● DIRECTION:
Your task is to repeat the lines below exactly, excluding any pictures they contain.

● GIVEN INFORMATION:
** begin **

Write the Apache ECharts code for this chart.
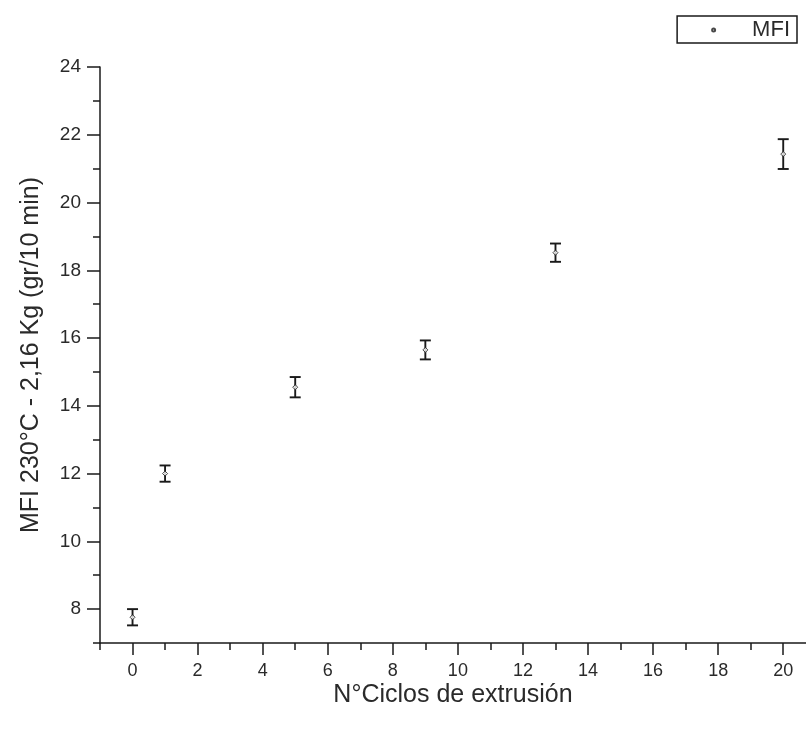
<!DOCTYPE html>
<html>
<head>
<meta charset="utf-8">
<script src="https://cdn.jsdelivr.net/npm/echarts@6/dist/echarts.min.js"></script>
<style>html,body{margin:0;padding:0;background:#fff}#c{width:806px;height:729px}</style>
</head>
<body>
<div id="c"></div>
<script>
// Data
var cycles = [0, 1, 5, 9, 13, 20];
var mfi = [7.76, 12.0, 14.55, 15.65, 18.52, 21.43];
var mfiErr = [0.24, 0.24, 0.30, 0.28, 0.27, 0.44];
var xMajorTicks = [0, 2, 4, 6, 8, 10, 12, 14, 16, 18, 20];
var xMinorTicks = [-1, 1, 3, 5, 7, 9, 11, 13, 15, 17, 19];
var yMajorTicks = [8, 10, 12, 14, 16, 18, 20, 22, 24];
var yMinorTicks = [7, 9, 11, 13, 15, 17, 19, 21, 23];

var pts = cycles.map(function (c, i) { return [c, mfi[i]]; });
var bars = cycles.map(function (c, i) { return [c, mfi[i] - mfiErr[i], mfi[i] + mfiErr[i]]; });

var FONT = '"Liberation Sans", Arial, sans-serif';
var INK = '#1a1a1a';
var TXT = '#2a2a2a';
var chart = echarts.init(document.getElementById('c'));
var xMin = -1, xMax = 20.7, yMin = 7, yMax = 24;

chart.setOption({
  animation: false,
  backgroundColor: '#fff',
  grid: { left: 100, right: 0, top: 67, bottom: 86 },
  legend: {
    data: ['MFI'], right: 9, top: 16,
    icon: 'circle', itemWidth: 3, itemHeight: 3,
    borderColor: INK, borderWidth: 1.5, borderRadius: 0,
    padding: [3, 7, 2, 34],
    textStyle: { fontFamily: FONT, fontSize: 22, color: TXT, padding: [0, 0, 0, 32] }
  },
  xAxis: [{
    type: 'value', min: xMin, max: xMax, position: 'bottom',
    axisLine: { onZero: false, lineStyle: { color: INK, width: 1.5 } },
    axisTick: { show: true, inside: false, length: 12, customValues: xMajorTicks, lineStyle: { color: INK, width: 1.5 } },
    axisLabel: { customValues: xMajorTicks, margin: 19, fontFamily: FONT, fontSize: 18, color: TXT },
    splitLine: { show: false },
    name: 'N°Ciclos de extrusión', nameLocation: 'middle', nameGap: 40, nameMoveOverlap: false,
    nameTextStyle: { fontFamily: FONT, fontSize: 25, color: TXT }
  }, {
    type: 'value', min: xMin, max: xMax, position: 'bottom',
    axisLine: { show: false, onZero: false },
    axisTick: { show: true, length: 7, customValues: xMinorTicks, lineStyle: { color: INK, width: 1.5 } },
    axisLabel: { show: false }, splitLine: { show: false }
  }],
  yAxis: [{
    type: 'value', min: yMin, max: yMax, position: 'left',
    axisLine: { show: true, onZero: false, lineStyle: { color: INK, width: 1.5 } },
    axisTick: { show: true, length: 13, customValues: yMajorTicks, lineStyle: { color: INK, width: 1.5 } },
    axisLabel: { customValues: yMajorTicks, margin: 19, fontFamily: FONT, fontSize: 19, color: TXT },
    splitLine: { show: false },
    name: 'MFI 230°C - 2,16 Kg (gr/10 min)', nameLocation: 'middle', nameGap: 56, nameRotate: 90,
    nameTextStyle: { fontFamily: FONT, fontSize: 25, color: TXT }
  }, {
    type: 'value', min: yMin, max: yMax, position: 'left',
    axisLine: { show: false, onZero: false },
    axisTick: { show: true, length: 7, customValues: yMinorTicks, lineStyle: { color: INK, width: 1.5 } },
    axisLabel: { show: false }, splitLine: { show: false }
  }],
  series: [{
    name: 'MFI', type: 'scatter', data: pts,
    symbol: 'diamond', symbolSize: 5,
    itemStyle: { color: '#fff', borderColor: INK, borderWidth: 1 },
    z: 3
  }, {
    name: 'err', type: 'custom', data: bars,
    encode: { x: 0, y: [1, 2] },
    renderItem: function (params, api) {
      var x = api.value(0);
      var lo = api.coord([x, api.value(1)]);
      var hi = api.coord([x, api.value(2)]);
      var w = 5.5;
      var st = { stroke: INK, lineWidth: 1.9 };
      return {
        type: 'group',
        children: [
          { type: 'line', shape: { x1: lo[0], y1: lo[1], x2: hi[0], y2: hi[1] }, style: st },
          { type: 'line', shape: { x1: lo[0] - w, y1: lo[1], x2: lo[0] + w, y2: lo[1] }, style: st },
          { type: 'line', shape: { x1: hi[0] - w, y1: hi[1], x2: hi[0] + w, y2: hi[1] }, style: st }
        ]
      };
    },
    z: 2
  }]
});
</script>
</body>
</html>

** end **

● THE REPLY:
Write the Apache ECharts code for this chart.
<!DOCTYPE html>
<html>
<head>
<meta charset="utf-8">
<script src="https://cdn.jsdelivr.net/npm/echarts@6/dist/echarts.min.js"></script>
<style>html,body{margin:0;padding:0;background:#fff}#c{width:806px;height:729px}</style>
</head>
<body>
<div id="c"></div>
<script>
// Data
var cycles = [0, 1, 5, 9, 13, 20];
var mfi = [7.76, 12.0, 14.55, 15.65, 18.52, 21.43];
var mfiErr = [0.24, 0.24, 0.30, 0.28, 0.27, 0.44];
var xMajorTicks = [0, 2, 4, 6, 8, 10, 12, 14, 16, 18, 20];
var xMinorTicks = [-1, 1, 3, 5, 7, 9, 11, 13, 15, 17, 19];
var yMajorTicks = [8, 10, 12, 14, 16, 18, 20, 22, 24];
var yMinorTicks = [7, 9, 11, 13, 15, 17, 19, 21, 23];

var pts = cycles.map(function (c, i) { return [c, mfi[i]]; });
var bars = cycles.map(function (c, i) { return [c, mfi[i] - mfiErr[i], mfi[i] + mfiErr[i]]; });

var FONT = '"Liberation Sans", Arial, sans-serif';
var INK = '#1a1a1a';
var TXT = '#2a2a2a';
var chart = echarts.init(document.getElementById('c'));
var xMin = -1, xMax = 20.7, yMin = 7, yMax = 24;

chart.setOption({
  animation: false,
  backgroundColor: '#fff',
  grid: { left: 100, right: 0, top: 67, bottom: 86 },
  legend: {
    data: ['MFI'], right: 9, top: 16,
    icon: 'circle', itemWidth: 3, itemHeight: 3,
    borderColor: INK, borderWidth: 1.5, borderRadius: 0,
    padding: [3, 7, 2, 34],
    textStyle: { fontFamily: FONT, fontSize: 22, color: TXT, padding: [0, 0, 0, 32] }
  },
  xAxis: [{
    type: 'value', min: xMin, max: xMax, position: 'bottom',
    axisLine: { onZero: false, lineStyle: { color: INK, width: 1.5 } },
    axisTick: { show: true, inside: false, length: 12, customValues: xMajorTicks, lineStyle: { color: INK, width: 1.5 } },
    axisLabel: { customValues: xMajorTicks, margin: 19, fontFamily: FONT, fontSize: 18, color: TXT },
    splitLine: { show: false },
    name: 'N°Ciclos de extrusión', nameLocation: 'middle', nameGap: 40, nameMoveOverlap: false,
    nameTextStyle: { fontFamily: FONT, fontSize: 25, color: TXT }
  }, {
    type: 'value', min: xMin, max: xMax, position: 'bottom',
    axisLine: { show: false, onZero: false },
    axisTick: { show: true, length: 7, customValues: xMinorTicks, lineStyle: { color: INK, width: 1.5 } },
    axisLabel: { show: false }, splitLine: { show: false }
  }],
  yAxis: [{
    type: 'value', min: yMin, max: yMax, position: 'left',
    axisLine: { show: true, onZero: false, lineStyle: { color: INK, width: 1.5 } },
    axisTick: { show: true, length: 13, customValues: yMajorTicks, lineStyle: { color: INK, width: 1.5 } },
    axisLabel: { customValues: yMajorTicks, margin: 19, fontFamily: FONT, fontSize: 19, color: TXT },
    splitLine: { show: false },
    name: 'MFI 230°C - 2,16 Kg (gr/10 min)', nameLocation: 'middle', nameGap: 56, nameRotate: 90,
    nameTextStyle: { fontFamily: FONT, fontSize: 25, color: TXT }
  }, {
    type: 'value', min: yMin, max: yMax, position: 'left',
    axisLine: { show: false, onZero: false },
    axisTick: { show: true, length: 7, customValues: yMinorTicks, lineStyle: { color: INK, width: 1.5 } },
    axisLabel: { show: false }, splitLine: { show: false }
  }],
  series: [{
    name: 'MFI', type: 'scatter', data: pts,
    symbol: 'diamond', symbolSize: 5,
    itemStyle: { color: '#fff', borderColor: INK, borderWidth: 1 },
    z: 3
  }, {
    name: 'err', type: 'custom', data: bars,
    encode: { x: 0, y: [1, 2] },
    renderItem: function (params, api) {
      var x = api.value(0);
      var lo = api.coord([x, api.value(1)]);
      var hi = api.coord([x, api.value(2)]);
      var w = 5.5;
      var st = { stroke: INK, lineWidth: 1.9 };
      return {
        type: 'group',
        children: [
          { type: 'line', shape: { x1: lo[0], y1: lo[1], x2: hi[0], y2: hi[1] }, style: st },
          { type: 'line', shape: { x1: lo[0] - w, y1: lo[1], x2: lo[0] + w, y2: lo[1] }, style: st },
          { type: 'line', shape: { x1: hi[0] - w, y1: hi[1], x2: hi[0] + w, y2: hi[1] }, style: st }
        ]
      };
    },
    z: 2
  }]
});
</script>
</body>
</html>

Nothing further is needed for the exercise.